Acredito no poder das campanhas, das conscientizações públicas. Quanto aos meios de comunicação há, de fato, um sensacionalismo, um explorar exacerbado de ocorrências como casos de suicídio ou mesmo terrorismo, que tem um efeito negativo na sociedade. Programas policiais, por exemplo, extrapolam ao focar demasiadamente em tragédias públicas. Podemos concluir que há uma necessidade de regulamentação do que é exposto nas mídias, na forma como estas se dirigem aos cidadãos, para que não se universalize fatos isolados.

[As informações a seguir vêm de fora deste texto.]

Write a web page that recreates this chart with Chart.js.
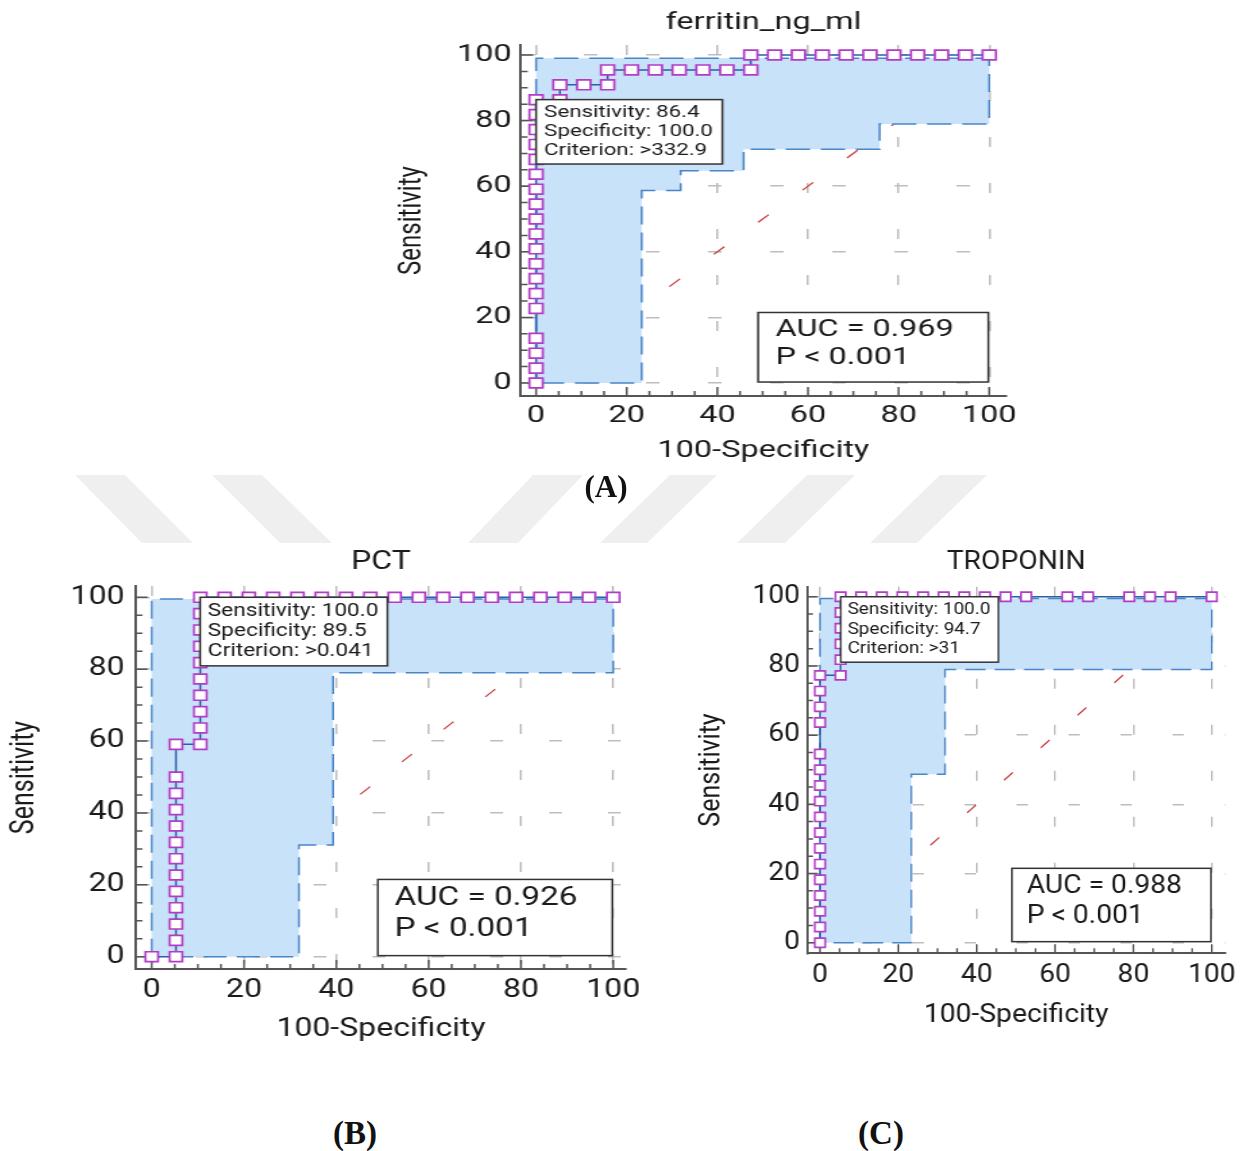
<!DOCTYPE html>
<html>
<head>
<meta charset="utf-8">
<script src="https://cdn.jsdelivr.net/npm/chart.js@4.4.0/dist/chart.umd.min.js"></script>
<style>
  body { margin: 0; background: #fff; width: 1249px; height: 1151px; position: relative; overflow: hidden; }
  .panel { position: absolute; transform-origin: 0 0; }
  .tag { position: absolute; font-family: 'Liberation Serif', 'Times New Roman', serif; font-weight: bold; color: #111; transform: translate(-50%, -50%); }
  svg.wm { position: absolute; left: 0; top: 0; }
</style>
</head>
<body>
<svg class="wm" width="1249" height="1151">
  <g fill="#efefef">
    <polygon points="75,475 125,475 193,543 142,543"/>
    <polygon points="212,475 262,475 332,543 280,543"/>
    <polygon points="533,475 583,475 518,543 468,543"/>
    <polygon points="670,475 717,475 647,543 600,543"/>
    <polygon points="807,475 855,475 785,543 737,543"/>
    <polygon points="940,475 987,475 917,543 870,543"/>
  </g>
</svg>
<div class="panel" style="left:380px;top:0px;transform:scaleX(1.35)"><canvas id="chartA" width="482" height="470"></canvas></div>
<div class="panel" style="left:0px;top:530px;transform:scaleX(1.28)"><canvas id="chartB" width="508" height="520"></canvas></div>
<div class="panel" style="left:690px;top:530px;transform:scaleX(1.13)"><canvas id="chartC" width="494" height="520"></canvas></div>
<div class="tag" style="left:606px;top:487px;font-size:31px">(A)</div>
<div class="tag" style="left:355px;top:1133px;font-size:33px">(B)</div>
<div class="tag" style="left:881px;top:1133px;font-size:33px">(C)</div>
<script>
// --- data (x = 100-Specificity, y = Sensitivity) ---
const tickValues = [0, 20, 40, 60, 80, 100]
const chanceFpr = [0, 100]
const chanceSens = [0, 100]

const panelTitles = ['ferritin_ng_ml', 'PCT', 'TROPONIN']
const cutoffSens = [86.4, 100.0, 100.0]
const cutoffSpec = [100.0, 89.5, 94.7]
const cutoffCriterion = ['>332.9', '>0.041', '>31']
const aucValues = [0.969, 0.926, 0.988]
const pValues = ['< 0.001', '< 0.001', '< 0.001']

// ferritin
const ferritinFpr = [0, 0, 0, 0, 0, 0, 0, 0, 0, 0, 0, 0, 0, 0, 0, 0, 0, 0, 0,
  5.26, 5.26, 10.53, 15.79, 15.79, 21.05, 26.32, 31.58, 36.84, 42.11, 47.37,
  47.37, 52.63, 57.89, 63.16, 68.42, 73.68, 78.95, 84.21, 89.47, 94.74, 100]
const ferritinSens = [0, 4.55, 9.09, 13.64, 22.73, 27.27, 31.82, 36.36, 40.91, 45.45,
  50, 54.55, 59.09, 63.64, 68.18, 72.73, 77.27, 81.82, 86.36,
  86.36, 90.91, 90.91, 90.91, 95.45, 95.45, 95.45, 95.45, 95.45, 95.45, 95.45,
  100, 100, 100, 100, 100, 100, 100, 100, 100, 100, 100]
const ferritinUpperFpr = [0, 0, 100, 100]
const ferritinUpperSens = [0, 99, 99, 79]
const ferritinLowerFpr = [100, 75.8, 75.8, 45.8, 45.8, 31.9, 31.9, 23.3, 23.3, 0]
const ferritinLowerSens = [79, 79, 71.3, 71.3, 64.7, 64.7, 58.7, 58.7, 0, 0]

// PCT
const pctFpr = [0, 5.26, 5.26, 5.26, 5.26, 5.26, 5.26, 5.26, 5.26, 5.26, 5.26, 5.26, 5.26,
  5.26, 10.53, 10.53, 10.53, 10.53, 10.53, 10.53, 10.53, 10.53, 10.53, 10.53,
  15.79, 21.05, 26.32, 31.58, 36.84, 42.11, 47.37, 52.63, 57.89, 63.16, 68.42,
  73.68, 78.95, 84.21, 89.47, 94.74, 100]
const pctSens = [0, 0, 4.55, 9.09, 13.64, 18.18, 22.73, 27.27, 31.82, 36.36, 40.91, 45.45, 50,
  59.09, 59.09, 63.64, 68.18, 72.73, 77.27, 81.82, 86.36, 90.91, 95.45, 100,
  100, 100, 100, 100, 100, 100, 100, 100, 100, 100, 100, 100, 100, 100, 100, 100, 100]
const pctUpperFpr = [0, 0, 100, 100]
const pctUpperSens = [0, 99.5, 99.5, 79]
const pctLowerFpr = [100, 39.3, 39.3, 31.9, 31.9, 0]
const pctLowerSens = [79, 79, 31.1, 31.1, 0, 0]

// troponin
const tropFpr = [0, 0, 0, 0, 0, 0, 0, 0, 0, 0, 0, 0, 0, 0, 0, 0, 0,
  5.26, 5.26, 5.26, 5.26, 5.26, 5.26,
  10.53, 15.79, 21.05, 26.32, 31.58, 36.84, 42.11, 47.37, 52.63, 63.16, 68.42,
  78.95, 84.21, 89.47, 100]
const tropSens = [0, 4.55, 9.09, 13.64, 18.18, 22.73, 27.27, 31.82, 36.36, 40.91, 45.45,
  50, 54.55, 63.64, 68.18, 72.73, 77.27,
  77.27, 81.82, 86.36, 90.91, 95.45, 100,
  100, 100, 100, 100, 100, 100, 100, 100, 100, 100, 100, 100, 100, 100, 100]
const tropUpperFpr = [0, 0, 100, 100]
const tropUpperSens = [0, 99.5, 99.5, 79]
const tropLowerFpr = [100, 31.9, 31.9, 23.3, 23.3, 0]
const tropLowerSens = [79, 79, 48.7, 48.7, 0, 0]

const pairs = (xs, ys) => xs.map((x, i) => ({ x, y: ys[i] }))

const curves = [
  { roc: pairs(ferritinFpr, ferritinSens), band: pairs(ferritinUpperFpr, ferritinUpperSens).concat(pairs(ferritinLowerFpr, ferritinLowerSens)) },
  { roc: pairs(pctFpr, pctSens), band: pairs(pctUpperFpr, pctUpperSens).concat(pairs(pctLowerFpr, pctLowerSens)) },
  { roc: pairs(tropFpr, tropSens), band: pairs(tropUpperFpr, tropUpperSens).concat(pairs(tropLowerFpr, tropLowerSens)) }
]

// --- layout of each panel (canvas pixels, before the horizontal stretch) ---
const layouts = [
  { canvas: 'chartA', font: 24, infoFont: 16.5, aucFont: 24, pointRadius: 7,
    xRange: [-3.34, 103.7], yRange: [-3.96, 103.05], yAxisWidth: 104.4, xAxisHeight: 74, padRight: 18.3,
    titlePad: { top: 8.4, bottom: 7.8 }, yTitlePad: 9.3, yTickPad: 7, xTickPad: 5.6, xTitlePad: 4.5 },
  { canvas: 'chartB', font: 25, infoFont: 17.7, aucFont: 26, pointRadius: 7,
    xRange: [-3.4, 102.76], yRange: [-3.42, 103.14], yAxisWidth: 106.25, xAxisHeight: 81, padRight: 18.94,
    titlePad: { top: 17.5, bottom: 8.5 }, yTitlePad: 4.5, yTickPad: 9, xTickPad: 7, xTitlePad: 5.5 },
  { canvas: 'chartC', font: 25, infoFont: 16.8, aucFont: 25, pointRadius: 6.5,
    xRange: [-3.24, 103.4], yRange: [-3.06, 102.9], yAxisWidth: 103.8, xAxisHeight: 96.7, padRight: 20.5,
    titlePad: { top: 17.5, bottom: 9.2 }, yTitlePad: 4.5, yTickPad: 6.5, xTickPad: 7.5, xTitlePad: 19.5 }
]

Chart.defaults.font.family = 'Roboto'
Chart.defaults.color = '#1a1a1a'
Chart.defaults.animation = false

const drawBox = function (ctx, x, y, w, h) {
  ctx.fillStyle = '#fff'
  ctx.fillRect(x, y, w, h)
  ctx.strokeStyle = '#333'
  ctx.lineWidth = 1.5
  ctx.strokeRect(x, y, w, h)
  ctx.fillStyle = '#1a1a1a'
}

const rocDecor = {
  id: 'rocDecor',
  beforeDatasetsDraw(chart) {
    // inward tick marks, long every 20, short every 5
    const { ctx, chartArea: area, scales: { x, y } } = chart
    ctx.save()
    ctx.strokeStyle = '#555'
    ctx.lineWidth = 1.5
    ctx.beginPath()
    for (let v = 0; v <= 100; v += 5) {
      const len = v % 20 === 0 ? 9 : 5
      const px = x.getPixelForValue(v)
      const py = y.getPixelForValue(v)
      ctx.moveTo(px, area.bottom)
      ctx.lineTo(px, area.bottom - len)
      ctx.moveTo(area.left, py)
      ctx.lineTo(area.left + len, py)
    }
    ctx.stroke()
    ctx.restore()
  },
  afterDatasetsDraw(chart, args, opts) {
    const { ctx, scales: { x, y } } = chart
    ctx.save()
    ctx.textBaseline = 'middle'
    ctx.textAlign = 'left'

    // criterion box, top-left corner on the chosen cut-off point
    ctx.font = `${opts.infoFont}px Roboto`
    const lh = opts.infoFont * 1.15
    const left = x.getPixelForValue(opts.anchor[0])
    const top = y.getPixelForValue(opts.anchor[1])
    const w = Math.max(...opts.info.map((t) => ctx.measureText(t).width)) + 13
    const h = opts.info.length * lh + 7.5
    drawBox(ctx, left, top, w, h)
    opts.info.forEach((t, i) => ctx.fillText(t, left + 6, top + 3.75 + lh * (i + 0.5)))

    // AUC box
    const [x0, x1, y0, y1] = opts.aucBox
    const bl = x.getPixelForValue(x0)
    const br = x.getPixelForValue(x1)
    const bt = y.getPixelForValue(y1)
    const bb = y.getPixelForValue(y0)
    drawBox(ctx, bl, bt, br - bl, bb - bt)
    ctx.font = `${opts.aucFont}px Roboto`
    opts.auc.forEach((t, i) => ctx.fillText(t, bl + 13, bt + (bb - bt) * (i ? 0.66 : 0.25)))
    ctx.restore()
  }
}

layouts.forEach((p, i) => {
  const fontSpec = { family: 'Roboto', size: p.font, weight: 'normal' }
  new Chart(document.getElementById(p.canvas), {
    type: 'scatter',
    data: {
      datasets: [
        {
          label: 'ROC',
          data: curves[i].roc,
          showLine: true,
          borderColor: '#2560a8',
          borderWidth: 1.5,
          pointStyle: 'rect',
          pointRadius: p.pointRadius,
          pointBorderColor: '#b23cc6',
          pointBackgroundColor: '#fff',
          pointBorderWidth: 1.7
        },
        {
          label: '95% CI',
          data: curves[i].band,
          showLine: true,
          fill: 'shape',
          backgroundColor: '#c8e2fa',
          borderColor: '#4a85c6',
          borderWidth: 1.5,
          borderDash: [18, 8],
          pointRadius: 0
        },
        {
          label: 'chance',
          data: pairs(chanceFpr, chanceSens),
          showLine: true,
          borderColor: '#c8373a',
          borderWidth: 1.2,
          borderDash: [11, 35],
          pointRadius: 0
        }
      ]
    },
    options: {
      responsive: false,
      events: [],
      layout: { padding: { left: 0, top: 0, bottom: 0, right: p.padRight } },
      scales: {
        x: {
          type: 'linear',
          min: p.xRange[0],
          max: p.xRange[1],
          afterBuildTicks: (s) => { s.ticks = tickValues.map((v) => ({ value: v })) },
          afterFit: (s) => { s.height = p.xAxisHeight },
          ticks: { padding: p.xTickPad, font: fontSpec, color: '#1a1a1a', autoSkip: false, maxRotation: 0 },
          grid: { color: '#bdbdbd', lineWidth: 1.5, drawTicks: false },
          border: { color: '#555', width: 2, dash: [10, 36] },
          title: { display: true, text: '100-Specificity', font: fontSpec, color: '#1a1a1a', padding: { top: 0, bottom: p.xTitlePad } }
        },
        y: {
          type: 'linear',
          min: p.yRange[0],
          max: p.yRange[1],
          afterBuildTicks: (s) => { s.ticks = tickValues.map((v) => ({ value: v })) },
          afterFit: (s) => { s.width = p.yAxisWidth },
          ticks: { padding: p.yTickPad, font: fontSpec, color: '#1a1a1a', autoSkip: false },
          grid: { color: '#bdbdbd', lineWidth: 1.5, drawTicks: false },
          border: { color: '#555', width: 2, dash: [10, 36] },
          title: { display: true, text: 'Sensitivity', font: fontSpec, color: '#1a1a1a', padding: { top: p.yTitlePad, bottom: 0 } }
        }
      },
      plugins: {
        legend: { display: false },
        tooltip: { enabled: false },
        title: {
          display: true,
          text: panelTitles[i],
          fullSize: false,
          color: '#1a1a1a',
          font: fontSpec,
          padding: p.titlePad
        },
        rocDecor: {
          infoFont: p.infoFont,
          aucFont: p.aucFont,
          anchor: [100 - cutoffSpec[i], cutoffSens[i]],
          info: [
            `Sensitivity: ${cutoffSens[i].toFixed(1)}`,
            `Specificity: ${cutoffSpec[i].toFixed(1)}`,
            `Criterion: ${cutoffCriterion[i]}`
          ],
          auc: [`AUC = ${aucValues[i].toFixed(3)}`, `P ${pValues[i]}`],
          aucBox: [49, 99.8, 0.3, 21.5]
        }
      }
    },
    plugins: [rocDecor]
  })
})
</script>
</body>
</html>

A mídia deve ter um papel social, que é o de instruir, de orientar, e não de explorar fragilidades sociais com objetivos financeiros.
Há algumas seitas que induzem seguidores à prática do suicídio coletivo. O que elas preconizam como um ato que vai de encontro ao que prega a maior parte das religiões?
O suicídio coletivo – a exemplo do que ocorreu na comunidade agrícola de Jonestown, na Guiana, quando 913 seguidores do Templo dos Povos tomaram cianureto – é parte da chamada “programação” que seitas destrutivas promovem sobre adeptos. São características comuns: recrutamento, isolamento social e psicológico, doutrinação, mortificação, destruição da personalidade, dependência ou subordinação ao líder ou “messias” e, em casos extremos, suicídio. Na verdade, o suicídio é usado mais como um último recurso quando uma seita destrutiva se vê ameaçada pelo Poder Público. Para não colocar os recursos adquiridos junto aos adeptos em risco, se desenvolve uma saída espiritual, que é o suicídio como uma forma de “escape do inimigo que os persegue”, ou como um meio de se “aproximar de Deus”, do “Paraíso, onde o fiel não mais sofrerá perseguições”. Também faz parte da programação encenações de suicídios e justificativas para um eventual “imolamento coletivo”. São características de seitas ou movimentos destrutivos, que não encontra respaldo em outras religiões ou grupos dissidentes mais tradicionais. Para o cristianismo, o suicídio é um pecado tal qual o homicídio, condenado pelas Escrituras Sagradas.